**DATA BLOCK**
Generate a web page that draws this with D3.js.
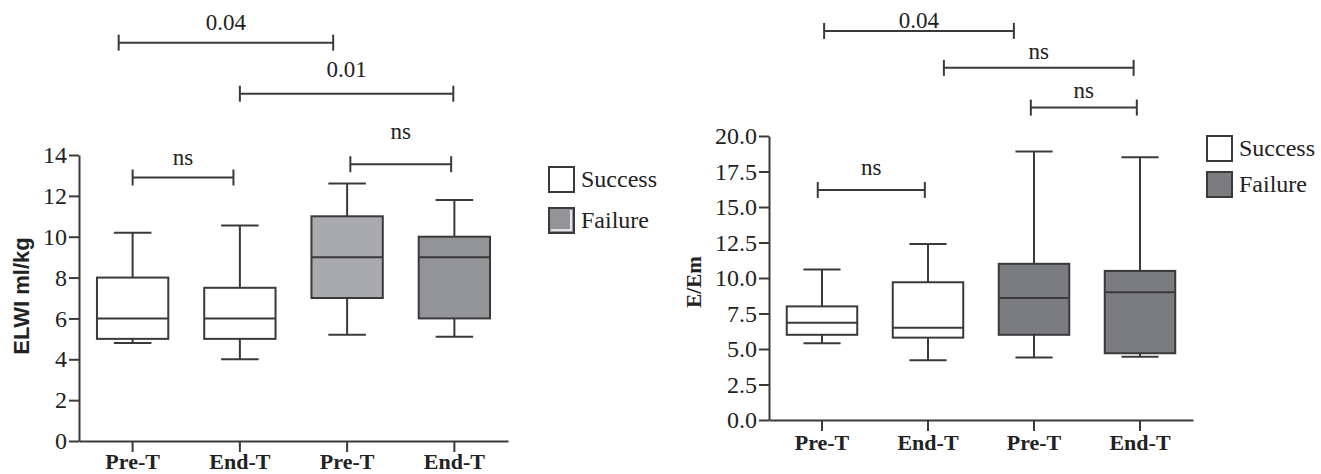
<!DOCTYPE html>
<html><head><meta charset="utf-8">
<script src="https://cdn.jsdelivr.net/npm/d3@7"></script>
<style>
html,body{margin:0;padding:0;background:#fff;}
svg{display:block;}
</style></head>
<body>
<svg id="chart" width="1321" height="474"></svg>
<script>
// ---------- data ----------
const categories = ["Pre-T", "End-T", "Pre-T", "End-T"];
const groups = ["Success", "Success", "Failure", "Failure"];

// Left panel: ELWI ml/kg
const elwiMin = [4.8, 4.0, 5.2, 5.1];
const elwiQ1 = [5.0, 5.0, 7.0, 6.0];
const elwiMed = [6.0, 6.0, 9.0, 9.0];
const elwiQ3 = [8.0, 7.5, 11.0, 10.0];
const elwiMax = [10.2, 10.55, 12.6, 11.8];
const elwiTicks = [0, 2, 4, 6, 8, 10, 12, 14];
// brackets: [from index, to index, y value, label, label y value]
const elwiBrackets = [
  [-0.13, 1.87, 19.5, "0.04", 20.1],
  [1.0, 2.99, 17.0, "0.01", 17.8],
  [2.03, 2.97, 13.55, "ns", 14.8],
  [0.0, 0.94, 12.9, "ns", 13.5]
];

// Right panel: E/Em
const eeMin = [5.4, 4.2, 4.4, 4.45];
const eeQ1 = [6.0, 5.8, 6.0, 4.7];
const eeMed = [6.85, 6.5, 8.6, 9.0];
const eeQ3 = [8.0, 9.7, 11.0, 10.5];
const eeMax = [10.6, 12.4, 18.9, 18.5];
const eeTicks = [0, 2.5, 5, 7.5, 10, 12.5, 15, 17.5, 20];
const eeBrackets = [
  [0.02, 1.81, 27.4, "0.04", 27.6],
  [1.15, 2.94, 24.8, "ns", 25.4],
  [1.97, 2.97, 22.0, "ns", 22.7],
  [-0.04, 0.97, 16.2, "ns", 17.25]
];

const legendLabels = ["Success", "Failure"];

// ---------- drawing ----------
const svg = d3.select("#chart");
const INK = "#3a3a3a";
const SERIF = "'Liberation Serif','Times New Roman',serif";
const SANS = "'Liberation Sans',Arial,sans-serif";

function panel(cfg) {
  const g = svg.append("g");
  const x = d3.scaleBand().domain(d3.range(categories.length)).range([cfg.x0, cfg.x1]).paddingInner(0).paddingOuter(0);
  const y = d3.scaleLinear().domain([0, cfg.ymax]).range([cfg.y0, cfg.y1]);
  const step = x.step();
  const cx = i => x(0) + step / 2 + i * step;
  const bw = step * 0.665, cw = step * 0.35;

  // y axis
  const ya = g.append("g").attr("transform", `translate(${cfg.x0},0)`)
    .call(d3.axisLeft(y).tickValues(cfg.ticks).tickFormat(cfg.fmt).tickSize(10).tickSizeOuter(0).tickPadding(2));
  ya.select(".domain").attr("stroke", INK).attr("stroke-width", 2);
  ya.selectAll(".tick line").attr("stroke", INK).attr("stroke-width", 2);
  ya.selectAll(".tick text").attr("font-family", SERIF).attr("font-size", cfg.tickFont).attr("fill", "#222");

  // x axis
  const xa = g.append("g").attr("transform", `translate(0,${cfg.y0})`)
    .call(d3.axisBottom(x).tickFormat(i => categories[i]).tickSize(11).tickSizeOuter(0));
  xa.select(".domain").attr("stroke", INK).attr("stroke-width", 2);
  xa.selectAll(".tick line").attr("stroke", INK).attr("stroke-width", 2);
  xa.selectAll(".tick text").attr("font-family", SERIF).attr("font-weight", "bold")
    .attr("font-size", 22).attr("fill", "#222").attr("dy", null).attr("y", cfg.xLabelDy);

  // y label
  g.append("text").attr("transform", `translate(${cfg.ylabX},${cfg.ylabY}) rotate(-90)`)
    .attr("text-anchor", "middle").attr("font-family", cfg.ylabFamily).attr("font-weight", "bold")
    .attr("font-size", cfg.ylabSize).attr("fill", "#222").text(cfg.ylab);

  // boxes
  const idx = d3.range(categories.length);
  const bg = g.selectAll("g.box").data(idx).join("g").attr("class", "box");
  bg.append("line").attr("x1", cx).attr("x2", cx).attr("y1", i => y(cfg.max[i])).attr("y2", i => y(cfg.q3[i]))
    .attr("stroke", INK).attr("stroke-width", 2);
  bg.append("line").attr("x1", cx).attr("x2", cx).attr("y1", i => y(cfg.q1[i])).attr("y2", i => y(cfg.min[i]))
    .attr("stroke", INK).attr("stroke-width", 2);
  bg.append("line").attr("x1", i => cx(i) - cw / 2).attr("x2", i => cx(i) + cw / 2)
    .attr("y1", i => y(cfg.max[i])).attr("y2", i => y(cfg.max[i])).attr("stroke", INK).attr("stroke-width", 2);
  bg.append("line").attr("x1", i => cx(i) - cw / 2).attr("x2", i => cx(i) + cw / 2)
    .attr("y1", i => y(cfg.min[i])).attr("y2", i => y(cfg.min[i])).attr("stroke", INK).attr("stroke-width", 2);
  bg.append("rect").attr("x", i => cx(i) - bw / 2).attr("width", bw)
    .attr("y", i => y(cfg.q3[i])).attr("height", i => y(cfg.q1[i]) - y(cfg.q3[i]))
    .attr("fill", i => cfg.fills[i]).attr("stroke", INK).attr("stroke-width", 2);
  bg.append("line").attr("x1", i => cx(i) - bw / 2).attr("x2", i => cx(i) + bw / 2)
    .attr("y1", i => y(cfg.med[i])).attr("y2", i => y(cfg.med[i])).attr("stroke", INK).attr("stroke-width", 2);

  // brackets
  const br = g.selectAll("g.br").data(cfg.brackets).join("g").attr("class", "br");
  br.append("line").attr("x1", d => cx(d[0])).attr("x2", d => cx(d[1])).attr("y1", d => y(d[2])).attr("y2", d => y(d[2]))
    .attr("stroke", INK).attr("stroke-width", 2);
  br.append("line").attr("x1", d => cx(d[0])).attr("x2", d => cx(d[0])).attr("y1", d => y(d[2]) - 8).attr("y2", d => y(d[2]) + 8)
    .attr("stroke", INK).attr("stroke-width", 2);
  br.append("line").attr("x1", d => cx(d[1])).attr("x2", d => cx(d[1])).attr("y1", d => y(d[2]) - 8).attr("y2", d => y(d[2]) + 8)
    .attr("stroke", INK).attr("stroke-width", 2);
  br.append("text").attr("x", d => (cx(d[0]) + cx(d[1])) / 2).attr("y", d => y(d[4]))
    .attr("text-anchor", "middle").attr("font-family", SERIF).attr("font-size", 23).attr("fill", "#222").text(d => d[3]);

  // legend
  const lg = g.selectAll("g.lg").data(legendLabels).join("g").attr("class", "lg")
    .attr("transform", (d, i) => `translate(${cfg.legX},${cfg.legY + i * cfg.legGap})`);
  lg.append("rect").attr("x", 0).attr("y", 0).attr("width", 25).attr("height", 25)
    .attr("fill", (d, i) => cfg.legFills[i]).attr("stroke", INK).attr("stroke-width", 2);
  if (cfg.legInner) {
    lg.filter((d, i) => i === 1).append("polyline").attr("points", "22,2 22,22 2,22")
      .attr("fill", "none").attr("stroke", "#fff").attr("stroke-width", 1.5);
  }
  lg.append("text").attr("x", 32).attr("y", 20).attr("font-family", SERIF).attr("font-size", 24)
    .attr("fill", "#222").text(d => d);
}

panel({
  x0: 79, x1: 508, y0: 441, y1: 155, ymax: 14,
  ticks: elwiTicks, fmt: d3.format("d"), tickFont: 24, xLabelDy: 28,
  min: elwiMin, q1: elwiQ1, med: elwiMed, q3: elwiQ3, max: elwiMax,
  fills: ["#ffffff", "#ffffff", "#a9aaae", "#939498"],
  brackets: elwiBrackets,
  ylab: "ELWI ml/kg", ylabX: 29, ylabY: 296, ylabFamily: SANS, ylabSize: 22,
  legX: 549, legY: 167, legGap: 41, legFills: ["#ffffff", "#939498"], legInner: true
});

panel({
  x0: 769, x1: 1193, y0: 420, y1: 136, ymax: 20,
  ticks: eeTicks, fmt: d3.format(".1f"), tickFont: 24, xLabelDy: 30,
  min: eeMin, q1: eeQ1, med: eeMed, q3: eeQ3, max: eeMax,
  fills: ["#ffffff", "#ffffff", "#7b7c80", "#7b7c80"],
  brackets: eeBrackets,
  ylab: "E/Em", ylabX: 701, ylabY: 282, ylabFamily: SERIF, ylabSize: 21,
  legX: 1207, legY: 136, legGap: 36, legFills: ["#ffffff", "#7b7c80"], legInner: false
});
</script>
</body></html>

**EXERCISE**
Only lines belong in the copy: transcribe those from the start of the data through the line that contains "const bw = step * 0.665, cw = step * 0.35;", and skip the pictures.

**OUTPUT OF THE TASK**
Generate a web page that draws this with D3.js.
<!DOCTYPE html>
<html><head><meta charset="utf-8">
<script src="https://cdn.jsdelivr.net/npm/d3@7"></script>
<style>
html,body{margin:0;padding:0;background:#fff;}
svg{display:block;}
</style></head>
<body>
<svg id="chart" width="1321" height="474"></svg>
<script>
// ---------- data ----------
const categories = ["Pre-T", "End-T", "Pre-T", "End-T"];
const groups = ["Success", "Success", "Failure", "Failure"];

// Left panel: ELWI ml/kg
const elwiMin = [4.8, 4.0, 5.2, 5.1];
const elwiQ1 = [5.0, 5.0, 7.0, 6.0];
const elwiMed = [6.0, 6.0, 9.0, 9.0];
const elwiQ3 = [8.0, 7.5, 11.0, 10.0];
const elwiMax = [10.2, 10.55, 12.6, 11.8];
const elwiTicks = [0, 2, 4, 6, 8, 10, 12, 14];
// brackets: [from index, to index, y value, label, label y value]
const elwiBrackets = [
  [-0.13, 1.87, 19.5, "0.04", 20.1],
  [1.0, 2.99, 17.0, "0.01", 17.8],
  [2.03, 2.97, 13.55, "ns", 14.8],
  [0.0, 0.94, 12.9, "ns", 13.5]
];

// Right panel: E/Em
const eeMin = [5.4, 4.2, 4.4, 4.45];
const eeQ1 = [6.0, 5.8, 6.0, 4.7];
const eeMed = [6.85, 6.5, 8.6, 9.0];
const eeQ3 = [8.0, 9.7, 11.0, 10.5];
const eeMax = [10.6, 12.4, 18.9, 18.5];
const eeTicks = [0, 2.5, 5, 7.5, 10, 12.5, 15, 17.5, 20];
const eeBrackets = [
  [0.02, 1.81, 27.4, "0.04", 27.6],
  [1.15, 2.94, 24.8, "ns", 25.4],
  [1.97, 2.97, 22.0, "ns", 22.7],
  [-0.04, 0.97, 16.2, "ns", 17.25]
];

const legendLabels = ["Success", "Failure"];

// ---------- drawing ----------
const svg = d3.select("#chart");
const INK = "#3a3a3a";
const SERIF = "'Liberation Serif','Times New Roman',serif";
const SANS = "'Liberation Sans',Arial,sans-serif";

function panel(cfg) {
  const g = svg.append("g");
  const x = d3.scaleBand().domain(d3.range(categories.length)).range([cfg.x0, cfg.x1]).paddingInner(0).paddingOuter(0);
  const y = d3.scaleLinear().domain([0, cfg.ymax]).range([cfg.y0, cfg.y1]);
  const step = x.step();
  const cx = i => x(0) + step / 2 + i * step;
  const bw = step * 0.665, cw = step * 0.35;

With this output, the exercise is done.